While watching Sarah and Ken Burns' 2012 documentary The Central Park Five, Wise became aware of the actions taken by people like Donald Trump to convince the public that he and the other young men were guilty. “He put a bounty over my head,” Wise said of the New York real estate mogul. “I found myself learning [about what Trump did] after the Burns family documentary.” The current president took out $85,000 worth of full-page ads in New York papers, asking the state to “bring back the death penalty.”
“I’ve been doing nearly 15 years without hearing from anybody, so I’m used to that,” he said in reference to his time in prison and the time that's since past. “Outside my survival, I just try to live the life of not being 'CP5' but just being hip-hop from the ‘80s, on self-empowerment, self-improvement. Just keep moving ahead.”
During an interview with Complex, Jharrel Jerome, who plays Wise in the Netflix miniseries, explained who he believes Korey to be all these years later. "I think that 16-year-old boy is still inside Korey today, man," he said. "For me, knowing who he was today proved to me who he had to be before because if he could be this confident today, this funny, this joyful, this bright, this Harlem, then I can't even imagine how much of that he was before the present system tried to knock that out of him."
Wise and Yusef Salaam were the only young men who knew each other prior to their wrongful convictions. Wise was not one of the initial suspects in the case, however, he accompanied Salaam to the police station for support, which is when he too was arrested. During his interview, Wise notes that the case prompted estrangement between him and his childhood friend. “I love you, Yusef Salaam. It wasn’t your fault that you left me behind,” he said. “You’re going to always be my brother, man. I still need your help.”
In response to Wise's statement and after watching When They See Us, Salaam notes that his friend's experience drastically differed from his own. “I think even more so now [after watching When They See Us and knowing what Korey went through], I get it,” Salaam explained. “To me, that was the hardest part. I had often thought that we had always gone through hell, but I realize his part in particular—because he was not on the list of suspects, he came [to the police station with me in 1989] to be my ace in the hole, to be like, ‘I got your back,’ without knowing anything about the justice system.”
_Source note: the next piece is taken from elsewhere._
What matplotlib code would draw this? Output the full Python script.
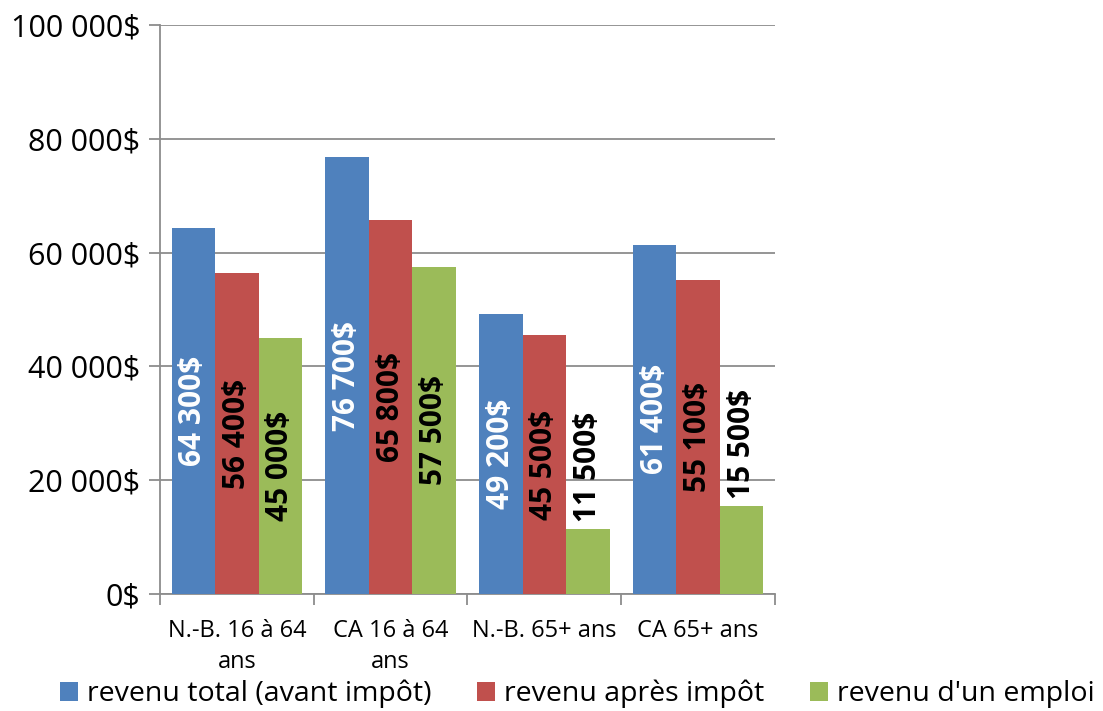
import numpy as np
import matplotlib.pyplot as plt

plt.rcParams['font.family'] = ['Open Sans', 'DejaVu Sans']

categories = ["N.-B. 16 à 64\nans", "CA 16 à 64\nans", "N.-B. 65+ ans", "CA 65+ ans"]
series_names = ["revenu total (avant impôt)", "revenu après impôt", "revenu d'un emploi"]
revenu_total = [64300, 76700, 49200, 61400]
revenu_apres = [56400, 65800, 45500, 55100]
revenu_emploi = [45000, 57500, 11500, 15500]

colors = ["#4F81BD", "#C0504D", "#9BBB59"]
label_colors = ["white", "black", "black"]


def fmt(v):
    return "{:,}$".format(int(v)).replace(",", " ")


def main():
    fig = plt.figure(figsize=(11.03, 7.11), dpi=100)
    ax = fig.add_axes([0.145, 0.1646, 0.5576, 0.8004])

    x = np.arange(len(categories))
    width = 0.283
    all_series = [revenu_total, revenu_apres, revenu_emploi]

    for i, values in enumerate(all_series):
        pos = x + (i - 1) * width
        ax.bar(pos, values, width, color=colors[i], label=series_names[i], zorder=3)
        for px, v in zip(pos, values):
            if v < 25000:
                # etiquette trop longue pour la barre: au-dessus
                ax.annotate(fmt(v), (px, v), xytext=(0, 5), textcoords="offset points",
                            rotation=90, ha="center", va="bottom", fontsize=21.5,
                            fontweight="bold", color="black", zorder=4)
            else:
                ax.text(px, v / 2, fmt(v), rotation=90, ha="center", va="center",
                        fontsize=21.5, fontweight="bold", color=label_colors[i], zorder=4)

    ax.set_ylim(0, 100000)
    ax.set_xlim(-0.5, len(categories) - 0.5)
    ax.set_yticks(np.arange(0, 100001, 20000))
    ax.set_yticklabels([fmt(v) for v in np.arange(0, 100001, 20000)], fontsize=22)
    ax.yaxis.grid(True, color="#8c8c8c", linewidth=1.3, zorder=0)

    ax.set_xticks(x)
    ax.set_xticklabels(categories, fontsize=17, linespacing=1.4)
    ax.set_xticks(np.arange(-0.5, len(categories), 1), minor=True)
    ax.tick_params(axis="x", which="major", length=0, pad=18)
    ax.tick_params(axis="x", which="minor", length=8, color="#8c8c8c", width=1.3)
    ax.tick_params(axis="y", length=8, color="#8c8c8c", width=1.3, pad=6)

    for side in ["top", "right"]:
        ax.spines[side].set_visible(False)
    for side in ["left", "bottom"]:
        ax.spines[side].set_color("#8c8c8c")
        ax.spines[side].set_linewidth(1.3)

    fig.legend(loc="lower center", bbox_to_anchor=(0.523, -0.032), ncol=3, frameon=False,
               fontsize=20.5, handlelength=0.65, handleheight=0.65, handletextpad=0.3,
               columnspacing=1.6)

    plt.savefig("out.png", dpi=100)
    plt.close()


if __name__ == "__main__":
    main()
"Even though we’re free now, I’m in Atlanta, he’s in New York, and what I’ve been trying to do is bridge that gap, to let him know that I’m there, to make sure that he’s okay," he continued. "We all have to check on each other and see how they’re doing."
For Raymond Santana, who's currently based in Atlanta, watching When They See Us provided an in-depth look into what the other young men went through, and brought them all closer as a result. “[Watching the series together] brought us closer. It made our circle tighter. The brotherhood was really cemented. Any way that we can help [Korey] and each other, we’re there for each other now. Period. We talk more regularly than we did before. It’s a blessing,”
He has since launched a clothing line—Park Madison, for which he has released t-shirts with his and the other members of the Central Park Five's names on it. However, that's not to say that he and his brothers are at peace with the maltreatment they experienced.
“We continue to battle. When we went to prison, we were 14, 15, 16-year-old boys and now we’re grown men. The mentality is different. You sent us to prison and now we’re warriors. We’re fighters. We’re not afraid to battle," Santana explained. "And now the war has become deeper because we see that the system is set up to take away our youth, make them occupy a jail cell rather than a college dorm. Our fight takes on a different ministry now."